───── RECORDED DATA

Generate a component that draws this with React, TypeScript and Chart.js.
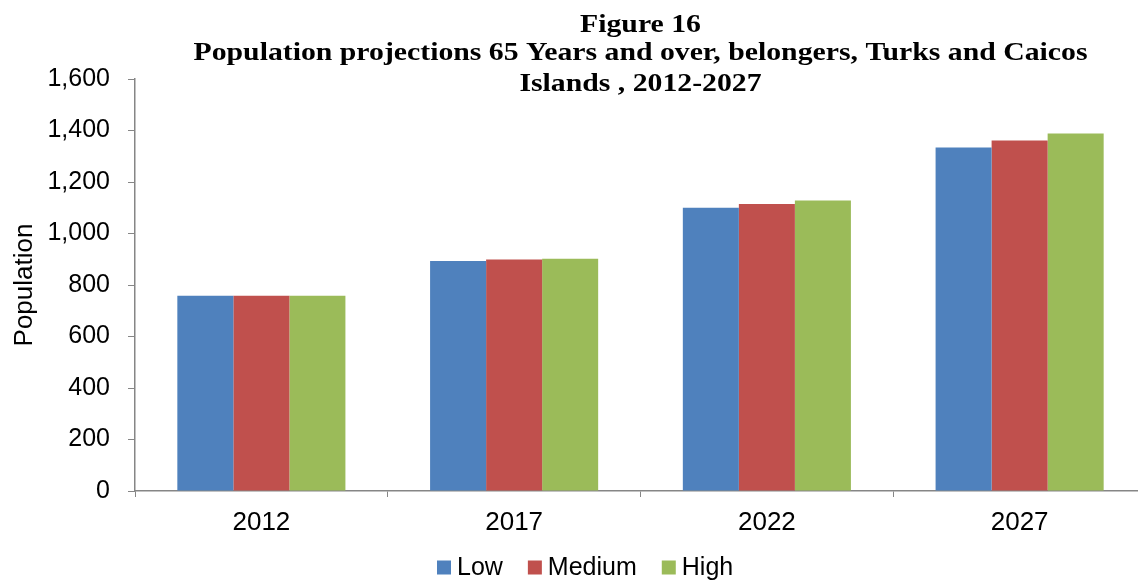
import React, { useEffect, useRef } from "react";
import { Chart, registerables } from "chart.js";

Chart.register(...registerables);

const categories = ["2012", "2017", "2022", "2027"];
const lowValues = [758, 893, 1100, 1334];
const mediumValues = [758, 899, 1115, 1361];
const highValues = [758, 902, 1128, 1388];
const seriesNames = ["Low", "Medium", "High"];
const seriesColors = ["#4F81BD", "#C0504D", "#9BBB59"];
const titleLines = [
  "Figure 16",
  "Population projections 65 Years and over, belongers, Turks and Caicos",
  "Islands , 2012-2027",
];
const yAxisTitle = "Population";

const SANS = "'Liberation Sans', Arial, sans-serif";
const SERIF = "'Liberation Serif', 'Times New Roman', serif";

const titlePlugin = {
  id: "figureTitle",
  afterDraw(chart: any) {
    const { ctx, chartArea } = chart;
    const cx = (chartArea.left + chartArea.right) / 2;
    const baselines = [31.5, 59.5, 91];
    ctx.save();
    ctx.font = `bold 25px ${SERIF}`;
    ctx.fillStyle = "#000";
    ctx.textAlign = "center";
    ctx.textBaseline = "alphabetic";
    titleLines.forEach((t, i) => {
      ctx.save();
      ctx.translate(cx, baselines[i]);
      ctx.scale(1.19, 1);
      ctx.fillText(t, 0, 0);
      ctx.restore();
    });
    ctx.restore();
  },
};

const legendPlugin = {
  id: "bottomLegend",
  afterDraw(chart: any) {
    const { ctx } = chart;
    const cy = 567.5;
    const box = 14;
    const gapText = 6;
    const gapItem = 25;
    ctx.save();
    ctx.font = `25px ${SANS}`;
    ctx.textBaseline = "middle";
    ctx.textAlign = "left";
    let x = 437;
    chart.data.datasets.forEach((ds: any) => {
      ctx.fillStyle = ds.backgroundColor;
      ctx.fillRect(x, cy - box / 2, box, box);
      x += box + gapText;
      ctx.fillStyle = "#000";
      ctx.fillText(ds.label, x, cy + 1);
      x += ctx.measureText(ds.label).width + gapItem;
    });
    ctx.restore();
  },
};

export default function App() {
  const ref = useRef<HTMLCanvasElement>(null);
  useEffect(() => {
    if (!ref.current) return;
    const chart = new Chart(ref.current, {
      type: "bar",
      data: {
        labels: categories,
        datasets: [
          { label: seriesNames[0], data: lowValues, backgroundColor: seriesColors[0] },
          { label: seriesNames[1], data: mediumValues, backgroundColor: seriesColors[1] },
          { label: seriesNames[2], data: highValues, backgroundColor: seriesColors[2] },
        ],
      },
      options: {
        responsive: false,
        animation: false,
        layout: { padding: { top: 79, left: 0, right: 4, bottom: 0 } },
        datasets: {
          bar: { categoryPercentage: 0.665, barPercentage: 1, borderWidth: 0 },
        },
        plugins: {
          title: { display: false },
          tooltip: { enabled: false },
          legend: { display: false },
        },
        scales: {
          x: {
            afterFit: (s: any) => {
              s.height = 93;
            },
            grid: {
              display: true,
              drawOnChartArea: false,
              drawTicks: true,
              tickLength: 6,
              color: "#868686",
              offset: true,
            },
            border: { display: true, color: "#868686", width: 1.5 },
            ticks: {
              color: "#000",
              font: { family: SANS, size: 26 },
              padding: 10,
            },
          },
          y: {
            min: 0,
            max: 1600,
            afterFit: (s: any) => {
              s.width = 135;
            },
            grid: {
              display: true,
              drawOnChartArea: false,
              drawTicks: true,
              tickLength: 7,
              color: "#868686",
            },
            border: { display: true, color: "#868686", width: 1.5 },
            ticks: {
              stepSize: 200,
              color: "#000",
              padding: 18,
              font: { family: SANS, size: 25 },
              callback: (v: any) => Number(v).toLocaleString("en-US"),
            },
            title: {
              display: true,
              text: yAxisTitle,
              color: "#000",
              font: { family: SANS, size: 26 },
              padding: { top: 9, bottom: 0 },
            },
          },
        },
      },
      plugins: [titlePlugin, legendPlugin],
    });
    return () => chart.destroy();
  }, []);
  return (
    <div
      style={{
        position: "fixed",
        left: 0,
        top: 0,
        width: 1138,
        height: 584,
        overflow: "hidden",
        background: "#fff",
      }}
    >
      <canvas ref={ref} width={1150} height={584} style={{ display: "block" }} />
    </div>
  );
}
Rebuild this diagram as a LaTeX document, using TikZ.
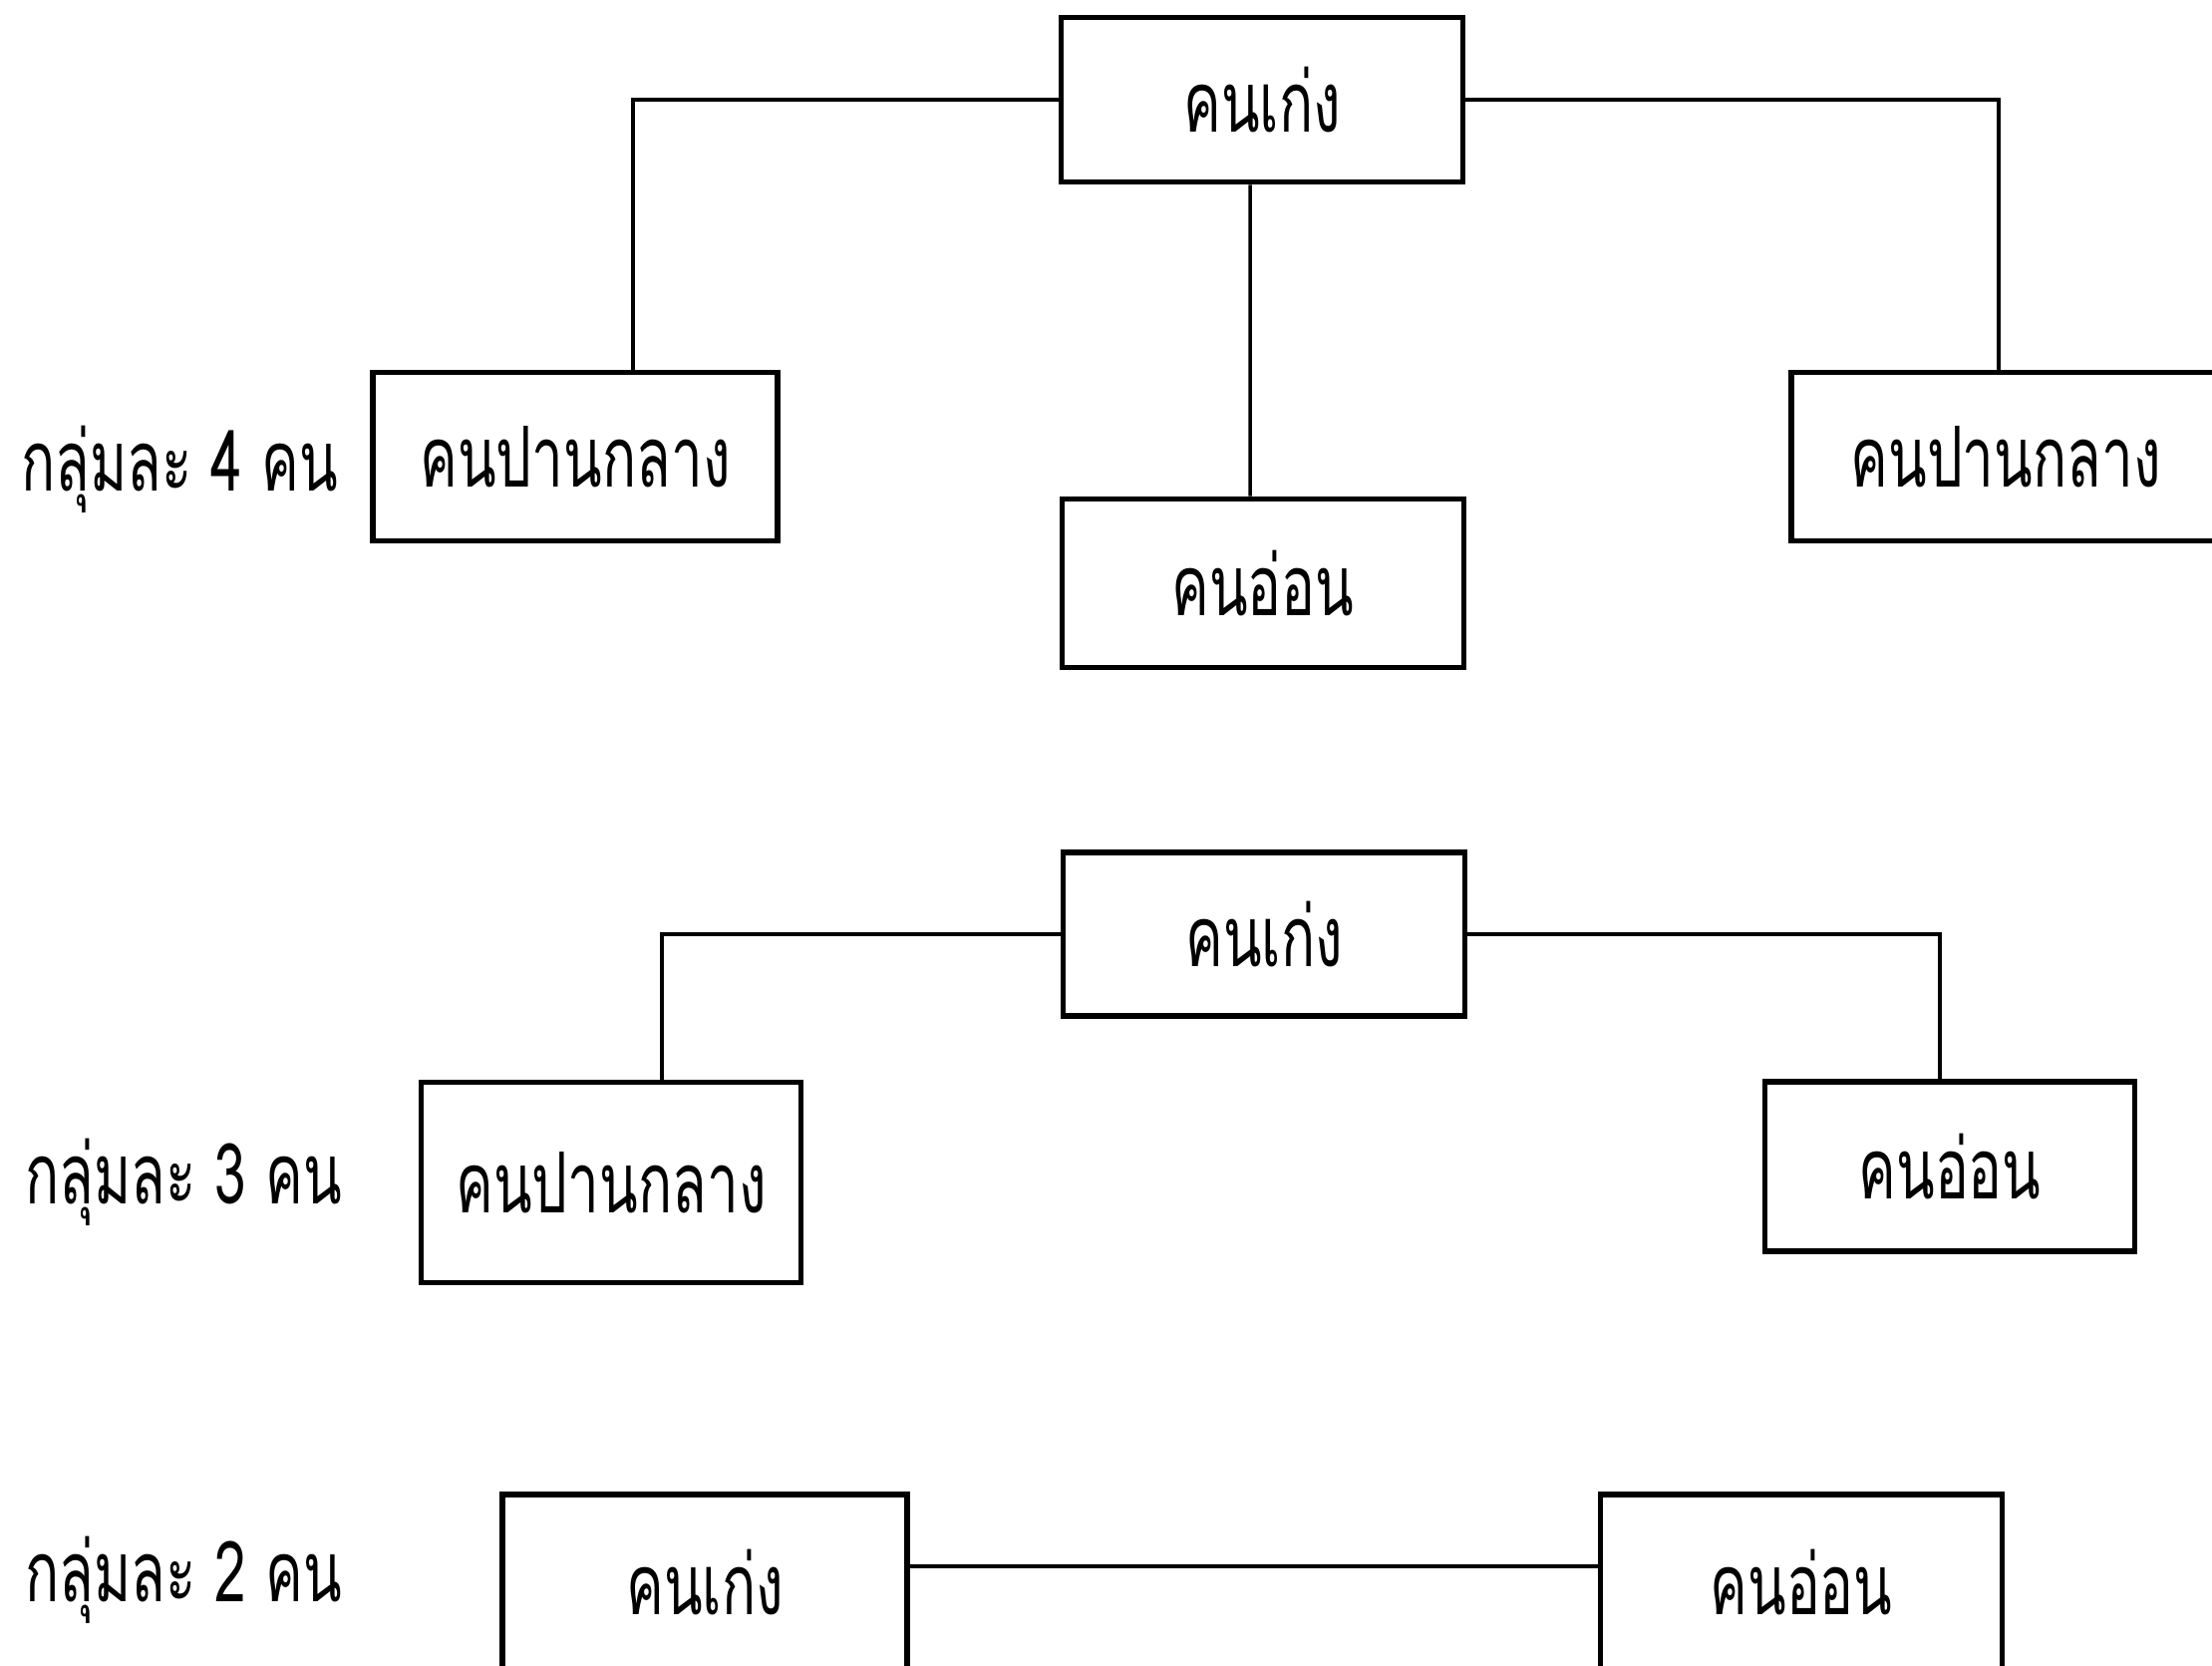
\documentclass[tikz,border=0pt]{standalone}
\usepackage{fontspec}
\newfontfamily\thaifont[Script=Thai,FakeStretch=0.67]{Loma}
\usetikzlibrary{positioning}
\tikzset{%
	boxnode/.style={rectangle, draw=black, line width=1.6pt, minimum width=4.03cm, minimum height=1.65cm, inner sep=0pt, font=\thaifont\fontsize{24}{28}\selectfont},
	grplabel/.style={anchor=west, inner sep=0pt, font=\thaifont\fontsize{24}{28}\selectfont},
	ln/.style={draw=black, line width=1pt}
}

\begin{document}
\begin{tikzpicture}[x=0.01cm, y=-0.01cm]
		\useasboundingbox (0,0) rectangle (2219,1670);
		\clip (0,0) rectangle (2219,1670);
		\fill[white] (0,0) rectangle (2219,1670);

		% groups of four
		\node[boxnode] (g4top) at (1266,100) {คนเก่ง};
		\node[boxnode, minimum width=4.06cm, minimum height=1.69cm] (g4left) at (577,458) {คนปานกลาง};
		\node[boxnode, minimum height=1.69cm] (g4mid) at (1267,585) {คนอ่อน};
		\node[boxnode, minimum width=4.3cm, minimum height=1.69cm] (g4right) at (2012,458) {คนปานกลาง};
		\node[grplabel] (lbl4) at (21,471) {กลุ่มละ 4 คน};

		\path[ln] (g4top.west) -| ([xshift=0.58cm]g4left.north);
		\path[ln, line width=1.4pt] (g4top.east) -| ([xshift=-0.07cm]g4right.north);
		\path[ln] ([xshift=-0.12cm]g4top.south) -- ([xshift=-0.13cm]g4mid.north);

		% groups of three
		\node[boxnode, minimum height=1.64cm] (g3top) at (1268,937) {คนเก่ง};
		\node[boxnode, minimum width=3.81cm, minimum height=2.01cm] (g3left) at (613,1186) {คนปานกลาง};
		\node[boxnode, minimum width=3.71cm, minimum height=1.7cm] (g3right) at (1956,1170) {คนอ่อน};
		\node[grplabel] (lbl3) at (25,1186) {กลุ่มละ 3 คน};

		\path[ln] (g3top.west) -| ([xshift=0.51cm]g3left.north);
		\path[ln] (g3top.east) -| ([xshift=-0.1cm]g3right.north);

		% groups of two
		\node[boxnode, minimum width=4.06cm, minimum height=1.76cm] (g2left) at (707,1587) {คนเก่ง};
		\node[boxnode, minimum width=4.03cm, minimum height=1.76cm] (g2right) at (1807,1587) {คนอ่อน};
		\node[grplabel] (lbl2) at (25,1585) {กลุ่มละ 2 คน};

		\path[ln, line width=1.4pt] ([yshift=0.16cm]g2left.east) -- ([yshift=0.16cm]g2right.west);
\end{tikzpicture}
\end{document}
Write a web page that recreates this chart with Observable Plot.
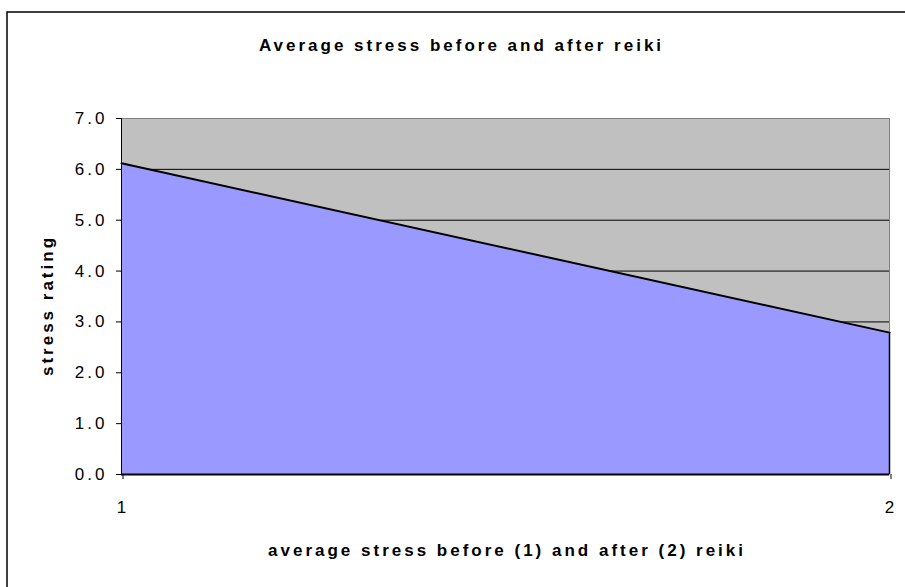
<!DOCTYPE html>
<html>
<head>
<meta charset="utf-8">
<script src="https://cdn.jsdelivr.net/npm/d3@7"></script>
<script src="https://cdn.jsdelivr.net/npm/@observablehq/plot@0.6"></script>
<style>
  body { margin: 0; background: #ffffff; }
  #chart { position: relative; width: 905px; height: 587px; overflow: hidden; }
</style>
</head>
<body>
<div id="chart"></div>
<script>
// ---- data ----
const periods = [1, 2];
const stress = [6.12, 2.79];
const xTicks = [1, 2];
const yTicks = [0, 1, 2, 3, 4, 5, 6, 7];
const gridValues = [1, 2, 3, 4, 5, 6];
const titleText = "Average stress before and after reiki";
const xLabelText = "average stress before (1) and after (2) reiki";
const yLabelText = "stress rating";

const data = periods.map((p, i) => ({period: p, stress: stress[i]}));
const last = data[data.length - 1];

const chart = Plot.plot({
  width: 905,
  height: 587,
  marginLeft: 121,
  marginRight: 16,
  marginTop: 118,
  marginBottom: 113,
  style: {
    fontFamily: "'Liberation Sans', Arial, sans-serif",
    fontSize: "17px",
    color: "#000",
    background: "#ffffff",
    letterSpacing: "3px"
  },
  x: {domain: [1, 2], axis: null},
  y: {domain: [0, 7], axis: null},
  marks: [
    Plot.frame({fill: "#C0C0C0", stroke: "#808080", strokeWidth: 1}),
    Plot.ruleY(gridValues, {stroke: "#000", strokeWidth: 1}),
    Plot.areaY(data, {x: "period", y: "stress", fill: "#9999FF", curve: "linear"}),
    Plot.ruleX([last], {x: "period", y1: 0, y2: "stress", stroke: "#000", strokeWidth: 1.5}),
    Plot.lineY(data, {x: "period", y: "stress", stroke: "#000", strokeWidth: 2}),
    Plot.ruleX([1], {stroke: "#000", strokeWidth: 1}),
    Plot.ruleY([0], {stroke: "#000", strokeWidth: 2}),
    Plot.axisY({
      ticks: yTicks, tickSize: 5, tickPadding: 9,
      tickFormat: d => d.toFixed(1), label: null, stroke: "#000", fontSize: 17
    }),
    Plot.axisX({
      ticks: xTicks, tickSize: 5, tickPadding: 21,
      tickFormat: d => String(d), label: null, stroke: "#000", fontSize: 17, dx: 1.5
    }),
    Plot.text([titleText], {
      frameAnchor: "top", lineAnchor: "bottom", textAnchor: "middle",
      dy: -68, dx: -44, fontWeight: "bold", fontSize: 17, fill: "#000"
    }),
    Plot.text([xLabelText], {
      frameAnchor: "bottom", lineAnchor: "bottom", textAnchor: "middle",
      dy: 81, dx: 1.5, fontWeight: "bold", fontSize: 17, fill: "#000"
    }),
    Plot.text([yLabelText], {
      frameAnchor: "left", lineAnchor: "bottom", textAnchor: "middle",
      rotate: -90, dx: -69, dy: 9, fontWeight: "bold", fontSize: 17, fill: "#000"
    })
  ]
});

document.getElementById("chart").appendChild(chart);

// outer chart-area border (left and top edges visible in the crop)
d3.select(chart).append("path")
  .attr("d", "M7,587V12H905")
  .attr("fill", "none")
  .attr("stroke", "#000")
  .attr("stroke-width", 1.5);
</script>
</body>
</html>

──────────

■ PROMPT
Leave out the pictures, and copy only the lines from the one holding "Write a web" through the one holding "const last = data[data.length - 1];", exactly as written.

■ ANSWER FOR THIS EXERCISE
Write a web page that recreates this chart with Observable Plot.
<!DOCTYPE html>
<html>
<head>
<meta charset="utf-8">
<script src="https://cdn.jsdelivr.net/npm/d3@7"></script>
<script src="https://cdn.jsdelivr.net/npm/@observablehq/plot@0.6"></script>
<style>
  body { margin: 0; background: #ffffff; }
  #chart { position: relative; width: 905px; height: 587px; overflow: hidden; }
</style>
</head>
<body>
<div id="chart"></div>
<script>
// ---- data ----
const periods = [1, 2];
const stress = [6.12, 2.79];
const xTicks = [1, 2];
const yTicks = [0, 1, 2, 3, 4, 5, 6, 7];
const gridValues = [1, 2, 3, 4, 5, 6];
const titleText = "Average stress before and after reiki";
const xLabelText = "average stress before (1) and after (2) reiki";
const yLabelText = "stress rating";

const data = periods.map((p, i) => ({period: p, stress: stress[i]}));
const last = data[data.length - 1];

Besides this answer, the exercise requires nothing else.